A man in the Kohimarama apartment block hit by a landslide has described how residents clawed at the rubble in a panic trying to find a man they thought had been buried.
Craig Jones, 45, was alone in Unit 7 on the ground floor of the San Remo Apartments when the cliff behind the block collapsed at 8pm yesterday.
"I heard a thud. I thought someone had knocked on the door so I started to walk down to the door," he said today.
"I got to within about 5m of it. Then it absolutely burst open, it literally exploded in. The mud came pouring in. I got knocked over.
"It just sounded like a freight train, it was just a phenomenal sound.
"I was lucky I only got knocked over. It didn't go right over my entire body, so I had a lucky escape. If I had been closer to the door, it could have come down on top of me and I would have got smothered."
Jones' first thought was for his neighbours.
"I just ran out with my cellphone and my wallet," he said.
"I was just climbing out through the debris to the one [neighbour] we thought was buried, picking away at the rubble to see if he was there.
"He had gone out at short notice because one of his friends had a home invasion in Remuera. He was halfway through the washing when he left.
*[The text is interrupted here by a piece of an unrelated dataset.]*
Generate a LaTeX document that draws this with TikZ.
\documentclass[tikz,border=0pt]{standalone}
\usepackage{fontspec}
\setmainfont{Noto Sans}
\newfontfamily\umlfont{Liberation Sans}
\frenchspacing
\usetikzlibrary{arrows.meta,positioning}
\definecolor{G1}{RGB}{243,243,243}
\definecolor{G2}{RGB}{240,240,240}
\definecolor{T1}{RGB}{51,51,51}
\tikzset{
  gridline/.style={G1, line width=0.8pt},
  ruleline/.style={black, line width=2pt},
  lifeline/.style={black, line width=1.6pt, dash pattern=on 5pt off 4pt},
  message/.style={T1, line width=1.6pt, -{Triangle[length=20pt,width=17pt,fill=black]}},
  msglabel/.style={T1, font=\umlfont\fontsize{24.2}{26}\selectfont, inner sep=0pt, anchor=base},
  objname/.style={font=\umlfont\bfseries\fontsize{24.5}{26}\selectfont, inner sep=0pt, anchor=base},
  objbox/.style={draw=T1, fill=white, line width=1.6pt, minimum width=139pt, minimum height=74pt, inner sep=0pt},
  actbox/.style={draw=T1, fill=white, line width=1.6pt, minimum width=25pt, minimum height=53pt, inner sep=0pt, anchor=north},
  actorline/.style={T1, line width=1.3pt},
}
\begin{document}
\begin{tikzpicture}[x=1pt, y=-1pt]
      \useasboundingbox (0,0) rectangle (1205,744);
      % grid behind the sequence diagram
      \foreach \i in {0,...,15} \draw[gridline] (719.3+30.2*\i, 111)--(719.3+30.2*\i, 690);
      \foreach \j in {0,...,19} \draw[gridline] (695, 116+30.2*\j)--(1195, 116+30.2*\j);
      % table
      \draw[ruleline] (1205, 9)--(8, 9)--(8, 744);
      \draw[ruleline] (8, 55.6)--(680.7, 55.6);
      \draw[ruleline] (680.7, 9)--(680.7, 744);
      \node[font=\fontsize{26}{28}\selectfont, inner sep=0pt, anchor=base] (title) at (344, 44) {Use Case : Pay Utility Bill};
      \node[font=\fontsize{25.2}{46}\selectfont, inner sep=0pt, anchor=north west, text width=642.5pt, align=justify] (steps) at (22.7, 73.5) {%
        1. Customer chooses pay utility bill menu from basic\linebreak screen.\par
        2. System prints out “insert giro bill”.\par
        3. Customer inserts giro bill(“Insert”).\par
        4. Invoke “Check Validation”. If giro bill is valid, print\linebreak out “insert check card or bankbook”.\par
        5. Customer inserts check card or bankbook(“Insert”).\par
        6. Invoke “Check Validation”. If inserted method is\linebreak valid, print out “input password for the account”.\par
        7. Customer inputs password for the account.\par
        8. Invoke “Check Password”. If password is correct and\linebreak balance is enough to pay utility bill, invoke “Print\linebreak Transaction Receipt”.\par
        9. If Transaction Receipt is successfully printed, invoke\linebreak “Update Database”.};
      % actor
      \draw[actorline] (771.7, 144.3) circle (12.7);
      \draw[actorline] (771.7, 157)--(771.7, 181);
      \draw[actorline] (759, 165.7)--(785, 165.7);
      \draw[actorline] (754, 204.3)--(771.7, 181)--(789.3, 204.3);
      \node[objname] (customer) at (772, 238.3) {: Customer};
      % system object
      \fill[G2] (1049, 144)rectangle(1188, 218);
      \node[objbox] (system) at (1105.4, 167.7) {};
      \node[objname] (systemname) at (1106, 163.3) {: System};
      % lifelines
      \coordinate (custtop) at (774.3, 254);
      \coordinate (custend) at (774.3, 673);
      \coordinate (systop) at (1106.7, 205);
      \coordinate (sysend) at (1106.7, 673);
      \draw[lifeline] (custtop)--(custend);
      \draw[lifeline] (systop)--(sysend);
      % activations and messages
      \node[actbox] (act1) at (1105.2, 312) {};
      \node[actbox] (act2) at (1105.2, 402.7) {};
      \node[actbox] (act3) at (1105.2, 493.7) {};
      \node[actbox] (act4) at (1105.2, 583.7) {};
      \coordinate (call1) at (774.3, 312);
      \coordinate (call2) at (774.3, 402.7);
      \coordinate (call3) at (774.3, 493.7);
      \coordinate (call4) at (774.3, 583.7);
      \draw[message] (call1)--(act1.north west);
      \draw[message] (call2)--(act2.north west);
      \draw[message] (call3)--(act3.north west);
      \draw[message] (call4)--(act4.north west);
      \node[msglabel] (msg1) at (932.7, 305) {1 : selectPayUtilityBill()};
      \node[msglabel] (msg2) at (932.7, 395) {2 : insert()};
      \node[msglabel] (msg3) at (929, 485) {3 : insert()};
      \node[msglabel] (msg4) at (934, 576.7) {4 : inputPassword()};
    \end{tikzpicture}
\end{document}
We banged on his door but he was nowhere to be found.
"That's why the panic went up. We had an unlocked unit with the washing half-done and the TV on, so we thought he had been buried outside."
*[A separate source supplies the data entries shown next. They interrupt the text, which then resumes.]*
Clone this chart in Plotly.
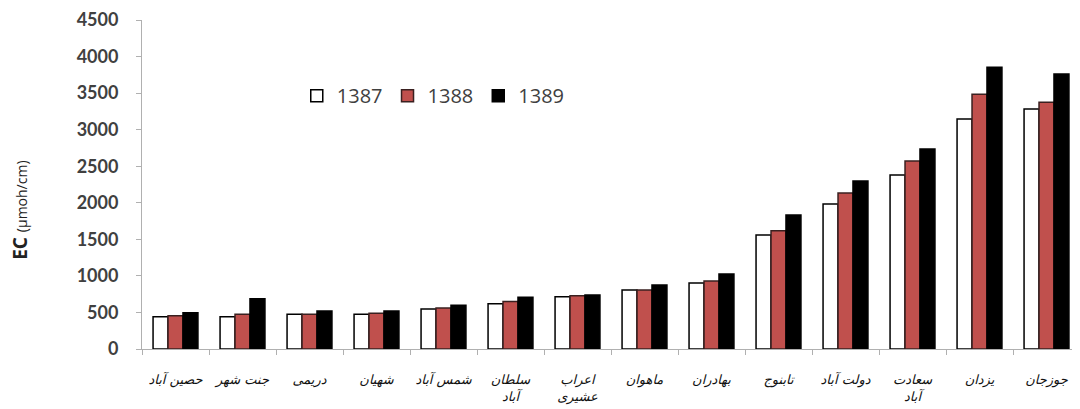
import plotly.graph_objects as go

categories = ["حصین آباد", "جنت شهر", "دریمی", "شهیان", "شمس آباد", "سلطان<br>آباد",
              "اعراب<br>عشیری", "ماهوان", "بهادران", "تابنوج", "دولت آباد", "سعادت<br>آباد",
              "یزدان", "جوزجان"]
series_names = ["1387", "1388", "1389"]
v1387 = [442, 442, 474, 474, 547, 620, 716, 807, 903, 1560, 1984, 2380, 3146, 3283]
v1388 = [455, 474, 474, 488, 561, 648, 730, 807, 930, 1618, 2134, 2572, 3484, 3375]
v1389 = [497, 688, 520, 520, 597, 707, 739, 876, 1026, 1833, 2298, 2736, 3853, 3762]
y_ticks = [0, 500, 1000, 1500, 2000, 2500, 3000, 3500, 4000, 4500]
y_title = "<b>EC</b> <span style='font-size:14px'>(µmoh/cm)</span>"

colors = ["#FFFFFF", "#C0504D", "#000000"]
line_colors = ["#000000", "#3a2020", "#000000"]

fig = go.Figure()
for name, vals, c, lc in zip(series_names, [v1387, v1388, v1389], colors, line_colors):
    fig.add_trace(go.Bar(
        x=categories, y=vals, name=name,
        marker=dict(color=c, line=dict(color=lc, width=1.5)),
    ))

fig.update_layout(
    width=1072, height=401,
    margin=dict(l=134, r=0, t=12, b=60),
    paper_bgcolor="white", plot_bgcolor="white",
    barmode="group", bargap=0.33, bargroupgap=0,
    showlegend=True,
    legend=dict(orientation="h", x=0.165, y=0.77, xanchor="left", yanchor="middle",
                font=dict(family="Open Sans, Lato, sans-serif", size=20, color="#404040"),
                itemwidth=30, traceorder="normal", bgcolor="rgba(0,0,0,0)"),
    font=dict(family="Lato, sans-serif"),
)
fig.add_annotation(
    text=y_title, xref="paper", yref="paper", x=0, y=0.42, xshift=-122,
    xanchor="center", yanchor="middle", textangle=-90, showarrow=False,
    font=dict(family="Open Sans, sans-serif", size=19, color="#222"),
)
fig.update_yaxes(
    range=[0, 4500], tickvals=y_ticks, ticktext=[str(t) for t in y_ticks],
    showgrid=False, zeroline=False, automargin=False,
    showline=True, linecolor="#b0b0b0", linewidth=1,
    ticks="outside", ticklen=5, tickcolor="#b0b0b0", ticklabelstandoff=14,
    tickfont=dict(family="Lato, sans-serif", size=18, color="#404040", weight="bold"),
)
fig.update_xaxes(
    showgrid=False, showline=True, linecolor="#b0b0b0", linewidth=1, automargin=False,
    ticks="outside", ticklen=5, tickcolor="#b0b0b0", tickson="boundaries",
    tickangle=0, ticklabelstandoff=18,
    tickfont=dict(family="DejaVu Sans, sans-serif", size=13, color="#111", style="italic"),
)

fig.write_html("out.html")
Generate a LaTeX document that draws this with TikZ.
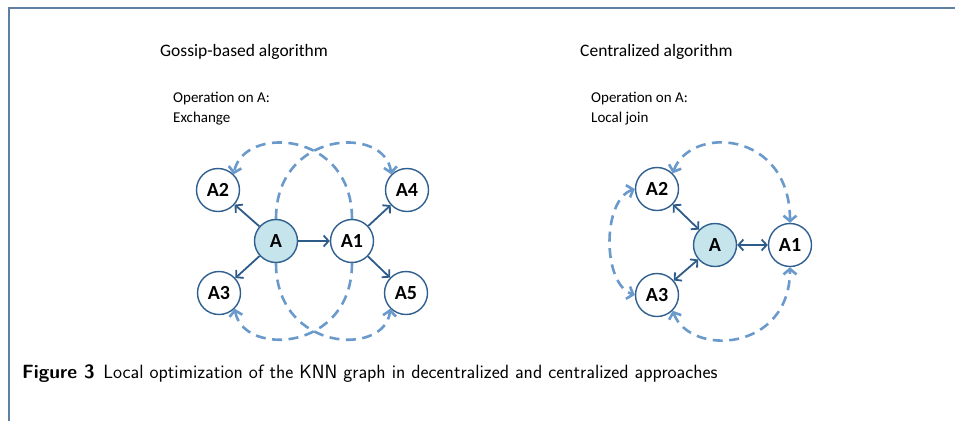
\documentclass[tikz,border=0pt]{standalone}
\usepackage{fontspec}
\setmainfont{Carlito}
\usetikzlibrary{arrows.meta}
\definecolor{framec}{HTML}{5F7FA3}
\definecolor{nodeline}{HTML}{2F5F8F}
\definecolor{nodefill}{HTML}{C6E4EC}
\definecolor{solidarr}{HTML}{2E5C8A}
\definecolor{dasharr}{HTML}{6A9ACB}
\tikzset{
  peer/.style={circle, draw=nodeline, line width=1.4pt, fill=white, minimum size=43pt, inner sep=0pt, font=\fontsize{20}{22}\selectfont\bfseries},
  center/.style={peer, fill=nodefill},
  link/.style={draw=solidarr, line width=1.8pt, -{Straight Barb[length=5pt,width=11pt]}},
  blink/.style={draw=solidarr, line width=1.8pt, {Straight Barb[length=5pt,width=11pt]}-{Straight Barb[length=5pt,width=11pt]}},
  gossip/.style={draw=dasharr, line width=2.6pt, dash pattern=on 10pt off 6.5pt, -{Straight Barb[length=5.5pt,width=13pt]}},
  bgossip/.style={gossip, {Straight Barb[length=5.5pt,width=13pt]}-{Straight Barb[length=5.5pt,width=13pt]}},
  heading/.style={anchor=base west, inner sep=0pt, font=\fontsize{17.5}{20}\selectfont},
  note/.style={anchor=base west, inner sep=0pt, font=\fontsize{15}{18}\selectfont},
}
\begin{document}
\begin{tikzpicture}[x=1pt,y=-1pt]
\useasboundingbox (0,0) rectangle (955,421);
% frame lines
\draw[framec, line width=1.4pt] (9,421) -- (9,8) -- (955,8);

% headings
\node[heading] (t1) at (160,56) {Gossip-based algorithm};
\node[heading] (t2) at (580,56) {Centralized algorithm};
\node[note] (n1) at (173,102) {Operation on A:};
\node[note] (n1b) at (173,122) {Exchange};
\node[note] (n2) at (591,102) {Operation on A:};
\node[note] (n2b) at (591,122) {Local join};

% gossip-based graph
\node[center] (a)  at (276,241) {A};
\node[peer]   (a1) at (352,241) {A1};
\node[peer]   (a2) at (218,190) {A2};
\node[peer]   (a3) at (219,293) {A3};
\node[peer]   (a4) at (407,190) {A4};
\node[peer]   (a5) at (406,293) {A5};
\draw[link] (a) -- (a1);
\draw[link] (a) -- (a2);
\draw[link] (a) -- (a3);
\draw[link] (a1) -- (a4);
\draw[link] (a1) -- (a5);
\draw[gossip] (a.north)  .. controls (276,130) and (385,125) .. (a4.north west);
\draw[gossip] (a1.north) .. controls (352,130) and (243,125) .. (a2.north east);
\draw[gossip] (a.south)  .. controls (276,352) and (385,357) .. (a5.south west);
\draw[gossip] (a1.south) .. controls (352,352) and (243,357) .. (a3.south east);

% centralized graph
\node[center] (b)  at (715,245) {A};
\node[peer]   (b1) at (790,245) {A1};
\node[peer]   (b2) at (657,189) {A2};
\node[peer]   (b3) at (657,295) {A3};
\draw[blink] (b) -- (b1);
\draw[blink] (b) -- (b2);
\draw[blink] (b) -- (b3);
\draw[bgossip] (b2.north east) .. controls (690,125) and (790,130) .. (b1.north);
\draw[bgossip] (b2.west) .. controls (602,200) and (602,284) .. (b3.west);
\draw[bgossip] (b3.south east) .. controls (690,357) and (790,352) .. (b1.south);

% caption
\node[anchor=base west, inner sep=0pt, font=\sffamily\fontsize{19.2}{22}\selectfont] (cap) at (22,378)
  {\textbf{Figure 3}\hspace{0.45em}Local optimization of the KNN graph in decentralized and centralized approaches};
\end{tikzpicture}
\end{document}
Jones called 111 and said the first fire engine arrived within five to eight minutes.
"They did a terrific job," he said.
He said all the residents in the block knew each other and everyone helped to look for the missing man.
"We tried his mobile. He didn't answer," he said.
"The police finally tracked him down. He turned up 45 minutes to an hour after it happened. I think someone alerted him to what had happened and he came back."
Jones said the landslide was "a combination of mud and trees, branches and building supplies".
"The convent up behind us, when it was built they pushed all their remaining building supplies over the edge of the embankment: glass windows, reinforcing steel, asbestos sheets, bits of timber."
He said he had the cliff checked by an engineer before he bought his unit nine years ago and was told it was stable.
"It was a case of the water events that we've had over the past month and the fact that it was so heavy," Jones said.
"It was such localised heavy rain. It was like a monsoon. Yet 300 or 400m up the road it didn't seem to be raining that heavily. It bucketed down torrentially for probably two hours before the slip. It was actually water as much as anything else."
Amazingly, the concrete retaining walls behind the apartment block were unscathed, but water poured down over the top of them.
"It was like a stream was created, it just pretty much overtopped all the retaining walls."
Jones said the building's body corporate lodged a claim for compensation with the Earthquake Commission this morning. He did not know when residents would be able to return.